Bret Jensen profile picture
Happy to take less on the upside to protect on downside here....
pone profile picture
On the surface this looks interesting, but a quick review is showing that something is going on with debt that needs to be examined in detail and explained. If I look at Mastercard and Visa, both have remarkable returns on assets of 22% and 13% respectively. DFS is only 2.5% ROA. Now DFS puts up a good return on equity over 25%, so that disparity tells me they must be highly geared and they are juicing debt to produce returns.

How is DFS using debt to produce its ROE? I think the fact that DFS falls like a knife - where Mastercard and Visa have less severe declines - suggests the market perceives a much larger risk to DFS based on that debt and how it is being used.
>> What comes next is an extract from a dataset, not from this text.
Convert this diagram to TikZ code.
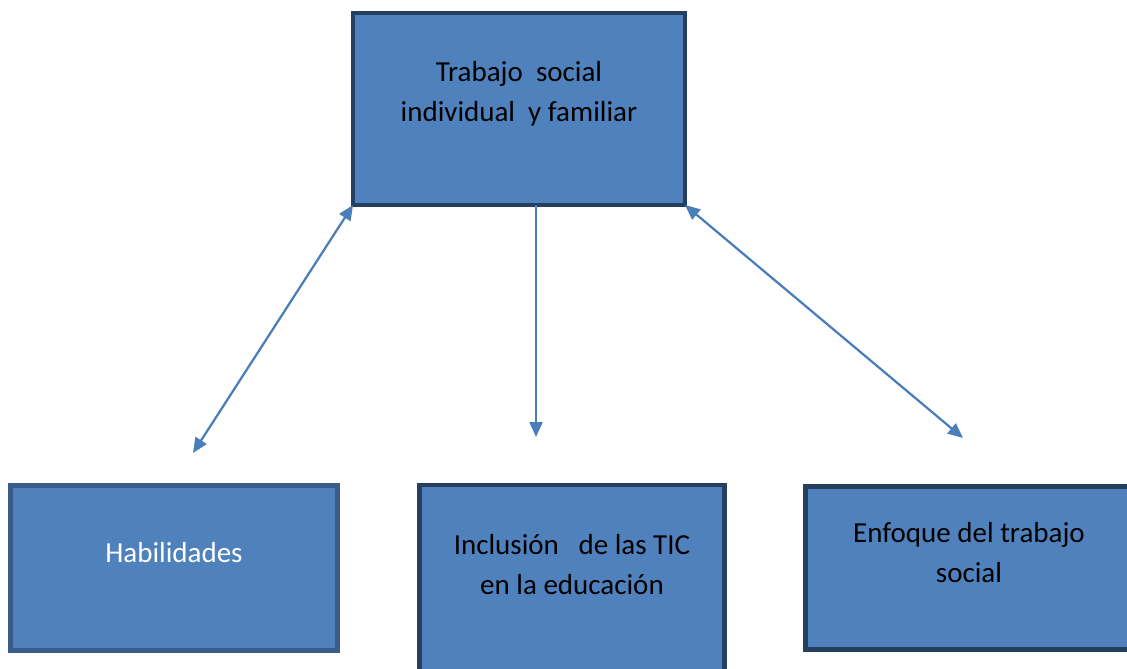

I would want to see that issue become the entire focus of another article. Understanding that leverage is the key to understanding the risks and opportunities here.
Dividend Ambassador profile picture
@Bret Jensen Bret, I found this article very useful as I was looking at DFS as a candidate for buying in face of the market swoon. Could you comment on where you see things now re:DFS stock now that we are deeper into the COVID crisis and the price of the stock has dropped much lower than when you published this article. Also, how do you assess DFS vs the stocks of other financial on slightly lower sales.
@Bret Jensen commentary to the above question would be appreciated. I am watching this trade now at $34... Wondering if this thing can go even further. What are you doing at these prices?
Bret Jensen profile picture
Keeping my buy-writes in place as they have plenty of duration. Have another couple buy-write orders in using the Jan $35s looking for net debit of $26 today. To put in perspective, the 1918 Spanish Flu killed 500,000 Americans and 50M worldwide. Knocked 5% off our GDP (which was already going to be hit as WWI winded down) and caused the market to fall 40% peak to through. 470,000 people die to AIDS related diseases in Sub-Saharan Africa every year compared to the UN. Does anyone think Covid-19 is going to have nearly the impact?
17 Mar. 2020
The economy carried on running during those times. If this stalls and fiscal policy doesn’t support those out of work (as opposed to payroll tax cut), DFS book is in trouble.

That being said I’m looking to enter via short puts. Let’s see the dust settle. I don’t mind letting it actually climb first seeing recovery and missing the first 15-20% up.
Great write up. Thanks for the commentary.
I wonder when DFS is going to pickup a trading platform to offer to their customer base.
The Insiders Forum profile picture
Interesting speculation. Any names that come to mind?
Its hard to say. I havent really looked into it. I know M1 and DFS are both headquartered in Chicago. Other than that possibility, who knows.

I was just sitting here looking at the services that ALLY offers compared to DFS and thinking of possibilities.

It seems like a brokerage would be the next logical step to help increase DFS's customer base.
I'll pass on DFS for now, but thanks for reminding me how funny P.J. O' Rourke can be.